Start of Data for the task

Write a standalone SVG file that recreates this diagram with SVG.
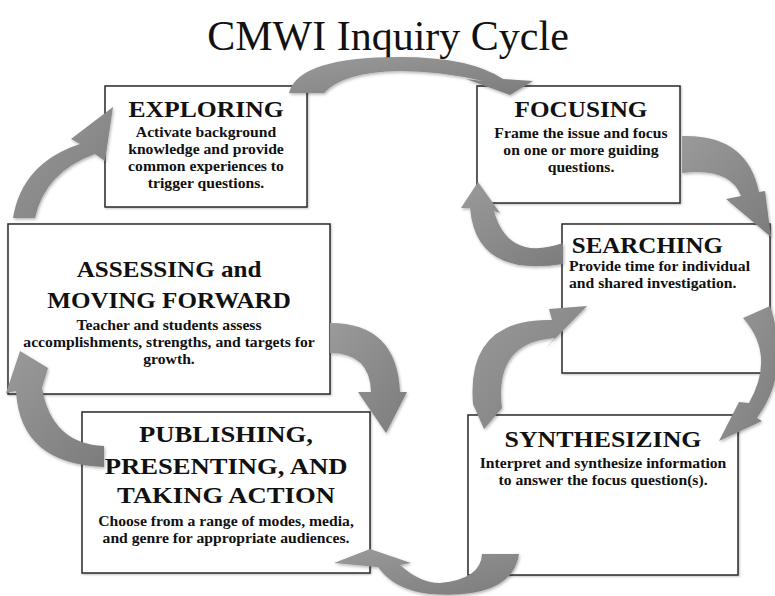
<svg xmlns="http://www.w3.org/2000/svg" width="775" height="596" viewBox="0 0 775 596">
<defs>
<style>
.box{fill:#fff;stroke:#2a2a2a;stroke-width:1.5;filter:url(#sh)}
.hd{font-family:"Liberation Serif","Times New Roman",serif;font-weight:bold;fill:#111;text-anchor:middle}
.bd{font-family:"Liberation Serif","Times New Roman",serif;font-weight:bold;fill:#111;text-anchor:middle;font-size:14px}
.arr{fill:url(#ag);filter:url(#ash)}
</style>
<linearGradient id="ag" x1="0" y1="0" x2="1" y2="1">
<stop offset="0" stop-color="#9a9a9a"/>
<stop offset="1" stop-color="#7c7c7c"/>
</linearGradient>
<filter id="sh" x="-10%" y="-10%" width="120%" height="120%">
<feDropShadow dx="1" dy="1" stdDeviation="1.2" flood-color="#000" flood-opacity="0.25"/>
</filter>
<filter id="ash" x="-20%" y="-20%" width="140%" height="140%">
<feDropShadow dx="1" dy="1.5" stdDeviation="1.5" flood-color="#000" flood-opacity="0.3"/>
</filter>
</defs>
<rect width="775" height="596" fill="#fff"/>
<text x="388" y="50" style="font-family:'Liberation Serif','Times New Roman',serif;font-size:42px;fill:#111;text-anchor:middle">CMWI Inquiry Cycle</text>

<g id="exploring">
<rect class="box" x="105" y="86" width="202" height="121"/>
<g transform="translate(206 0) scale(1.12 1)">
<text class="hd" x="0" y="117" font-size="22.9">EXPLORING</text>
<text class="bd" x="0" y="137">Activate background</text>
<text class="bd" x="0" y="154">knowledge and provide</text>
<text class="bd" x="0" y="171">common experiences to</text>
<text class="bd" x="0" y="188">trigger questions.</text>
</g>
</g>

<g id="focusing">
<rect class="box" x="477" y="86" width="203" height="117"/>
<g transform="translate(581 0) scale(1.12 1)">
<text class="hd" x="0" y="117" font-size="22.5">FOCUSING</text>
<text class="bd" x="0" y="138">Frame the issue and focus</text>
<text class="bd" x="0" y="155">on one or more guiding</text>
<text class="bd" x="0" y="172">questions.</text>
</g>
</g>

<g id="searching">
<rect class="box" x="562" y="224" width="208" height="149"/>
<g transform="translate(569 0) scale(1.12 1)">
<text class="hd" x="2.5" y="253" font-size="22.3" style="text-anchor:start">SEARCHING</text>
<text class="bd" x="0" y="271" style="text-anchor:start">Provide time for individual</text>
<text class="bd" x="0" y="288" style="text-anchor:start">and shared investigation.</text>
</g>
</g>

<g id="assessing">
<rect class="box" x="8" y="224" width="322" height="170"/>
<g transform="translate(169 0) scale(1.12 1)">
<text class="hd" x="0" y="277" font-size="22.4">ASSESSING and</text>
<text class="hd" x="0" y="308" font-size="22.4">MOVING FORWARD</text>
<text class="bd" x="0" y="330">Teacher and students assess</text>
<text class="bd" x="0" y="347">accomplishments, strengths, and targets for</text>
<text class="bd" x="0" y="364">growth.</text>
</g>
</g>

<g id="publishing">
<rect class="box" x="82" y="412" width="288" height="161"/>
<g transform="translate(226 0) scale(1.12 1)">
<text class="hd" x="0" y="442" font-size="23.8">PUBLISHING,</text>
<text class="hd" x="0" y="474" font-size="23.8">PRESENTING, AND</text>
<text class="hd" x="0" y="503" font-size="23.8">TAKING ACTION</text>
<text class="bd" x="0" y="526">Choose from a range of modes, media,</text>
<text class="bd" x="0" y="543">and genre for appropriate audiences.</text>
</g>
</g>

<g id="synthesizing">
<rect class="box" x="468" y="415" width="270" height="160"/>
<g transform="translate(603 0) scale(1.12 1)">
<text class="hd" x="0" y="447" font-size="23.1">SYNTHESIZING</text>
<text class="bd" x="0" y="468">Interpret and synthesize information</text>
<text class="bd" x="0" y="485">to answer the focus question(s).</text>
</g>
</g>

<g id="connectors">
<path class="arr" d="M289 93 Q298 57 400 57 Q470 57 503 79 L533 81 L510 95 L466 79 L483 81 Q440 71 400 71 Q343 72 324 93 Z"/>
<path class="arr" d="M682 136 Q747 134 759 192 L765 191 L771 237 L726 199 L741 196 Q730 167 682 173 Z"/>
<path class="arr" d="M563 243 Q508 262 494 211 L500 213 L478 182 L461 208 L470 208 Q476 278 563 264 Z"/>
<path class="arr" d="M743 318 Q776 355 749 403 L739 402 L719 441 L762 421 L757 418 Q792 370 770 306 Z"/>
<path class="arr" d="M473 404 Q466 318 552 320 L549 309 L587 306 L545 349 L555 338 Q494 342 502 408 L484 429 Z"/>
<path class="arr" d="M519 554 Q512 600 430 594 Q394 590 378 567 L334 563 L370 549 L411 563 L400 565 Q420 583 440 583 Q481 579 482 554 Z"/>
<path class="arr" d="M330 323 Q397 323 400 392 L407 392 L386 433 L358 392 L371 392 Q370 353 330 353 Z"/>
<path class="arr" d="M104 446 Q52 444 42 388 L48 368 L20 351 L6 393 L16 391 Q20 464 104 467 Z"/>
<path class="arr" d="M13 218 Q22 163 80 144 L71 139 L113 107 L105 161 L95 154 Q45 172 35 218 Z"/>
</g>
</svg>
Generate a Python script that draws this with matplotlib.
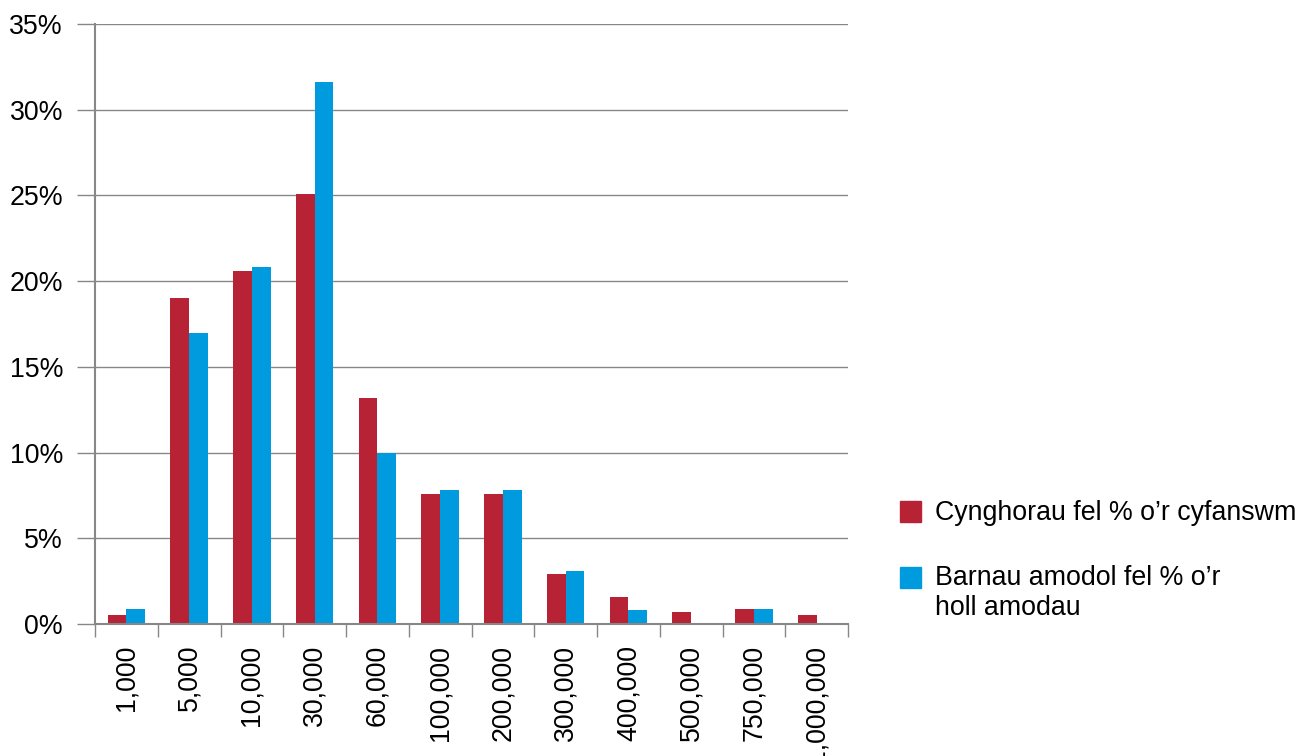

End of Data for the task

**Given task:** Every record gets retyped exactly; no picture goes into the copy.

**Task output:**
Write a standalone SVG file that recreates this diagram with SVG.
<svg xmlns="http://www.w3.org/2000/svg" width="775" height="596" viewBox="0 0 775 596">
<defs>
<style>
.box{fill:#fff;stroke:#2a2a2a;stroke-width:1.5;filter:url(#sh)}
.hd{font-family:"Liberation Serif","Times New Roman",serif;font-weight:bold;fill:#111;text-anchor:middle}
.bd{font-family:"Liberation Serif","Times New Roman",serif;font-weight:bold;fill:#111;text-anchor:middle;font-size:14px}
.arr{fill:url(#ag);filter:url(#ash)}
</style>
<linearGradient id="ag" x1="0" y1="0" x2="1" y2="1">
<stop offset="0" stop-color="#9a9a9a"/>
<stop offset="1" stop-color="#7c7c7c"/>
</linearGradient>
<filter id="sh" x="-10%" y="-10%" width="120%" height="120%">
<feDropShadow dx="1" dy="1" stdDeviation="1.2" flood-color="#000" flood-opacity="0.25"/>
</filter>
<filter id="ash" x="-20%" y="-20%" width="140%" height="140%">
<feDropShadow dx="1" dy="1.5" stdDeviation="1.5" flood-color="#000" flood-opacity="0.3"/>
</filter>
</defs>
<rect width="775" height="596" fill="#fff"/>
<text x="388" y="50" style="font-family:'Liberation Serif','Times New Roman',serif;font-size:42px;fill:#111;text-anchor:middle">CMWI Inquiry Cycle</text>

<g id="exploring">
<rect class="box" x="105" y="86" width="202" height="121"/>
<g transform="translate(206 0) scale(1.12 1)">
<text class="hd" x="0" y="117" font-size="22.9">EXPLORING</text>
<text class="bd" x="0" y="137">Activate background</text>
<text class="bd" x="0" y="154">knowledge and provide</text>
<text class="bd" x="0" y="171">common experiences to</text>
<text class="bd" x="0" y="188">trigger questions.</text>
</g>
</g>

<g id="focusing">
<rect class="box" x="477" y="86" width="203" height="117"/>
<g transform="translate(581 0) scale(1.12 1)">
<text class="hd" x="0" y="117" font-size="22.5">FOCUSING</text>
<text class="bd" x="0" y="138">Frame the issue and focus</text>
<text class="bd" x="0" y="155">on one or more guiding</text>
<text class="bd" x="0" y="172">questions.</text>
</g>
</g>

<g id="searching">
<rect class="box" x="562" y="224" width="208" height="149"/>
<g transform="translate(569 0) scale(1.12 1)">
<text class="hd" x="2.5" y="253" font-size="22.3" style="text-anchor:start">SEARCHING</text>
<text class="bd" x="0" y="271" style="text-anchor:start">Provide time for individual</text>
<text class="bd" x="0" y="288" style="text-anchor:start">and shared investigation.</text>
</g>
</g>

<g id="assessing">
<rect class="box" x="8" y="224" width="322" height="170"/>
<g transform="translate(169 0) scale(1.12 1)">
<text class="hd" x="0" y="277" font-size="22.4">ASSESSING and</text>
<text class="hd" x="0" y="308" font-size="22.4">MOVING FORWARD</text>
<text class="bd" x="0" y="330">Teacher and students assess</text>
<text class="bd" x="0" y="347">accomplishments, strengths, and targets for</text>
<text class="bd" x="0" y="364">growth.</text>
</g>
</g>

<g id="publishing">
<rect class="box" x="82" y="412" width="288" height="161"/>
<g transform="translate(226 0) scale(1.12 1)">
<text class="hd" x="0" y="442" font-size="23.8">PUBLISHING,</text>
<text class="hd" x="0" y="474" font-size="23.8">PRESENTING, AND</text>
<text class="hd" x="0" y="503" font-size="23.8">TAKING ACTION</text>
<text class="bd" x="0" y="526">Choose from a range of modes, media,</text>
<text class="bd" x="0" y="543">and genre for appropriate audiences.</text>
</g>
</g>

<g id="synthesizing">
<rect class="box" x="468" y="415" width="270" height="160"/>
<g transform="translate(603 0) scale(1.12 1)">
<text class="hd" x="0" y="447" font-size="23.1">SYNTHESIZING</text>
<text class="bd" x="0" y="468">Interpret and synthesize information</text>
<text class="bd" x="0" y="485">to answer the focus question(s).</text>
</g>
</g>

<g id="connectors">
<path class="arr" d="M289 93 Q298 57 400 57 Q470 57 503 79 L533 81 L510 95 L466 79 L483 81 Q440 71 400 71 Q343 72 324 93 Z"/>
<path class="arr" d="M682 136 Q747 134 759 192 L765 191 L771 237 L726 199 L741 196 Q730 167 682 173 Z"/>
<path class="arr" d="M563 243 Q508 262 494 211 L500 213 L478 182 L461 208 L470 208 Q476 278 563 264 Z"/>
<path class="arr" d="M743 318 Q776 355 749 403 L739 402 L719 441 L762 421 L757 418 Q792 370 770 306 Z"/>
<path class="arr" d="M473 404 Q466 318 552 320 L549 309 L587 306 L545 349 L555 338 Q494 342 502 408 L484 429 Z"/>
<path class="arr" d="M519 554 Q512 600 430 594 Q394 590 378 567 L334 563 L370 549 L411 563 L400 565 Q420 583 440 583 Q481 579 482 554 Z"/>
<path class="arr" d="M330 323 Q397 323 400 392 L407 392 L386 433 L358 392 L371 392 Q370 353 330 353 Z"/>
<path class="arr" d="M104 446 Q52 444 42 388 L48 368 L20 351 L6 393 L16 391 Q20 464 104 467 Z"/>
<path class="arr" d="M13 218 Q22 163 80 144 L71 139 L113 107 L105 161 L95 154 Q45 172 35 218 Z"/>
</g>
</svg>
Generate a Python script that draws this with matplotlib.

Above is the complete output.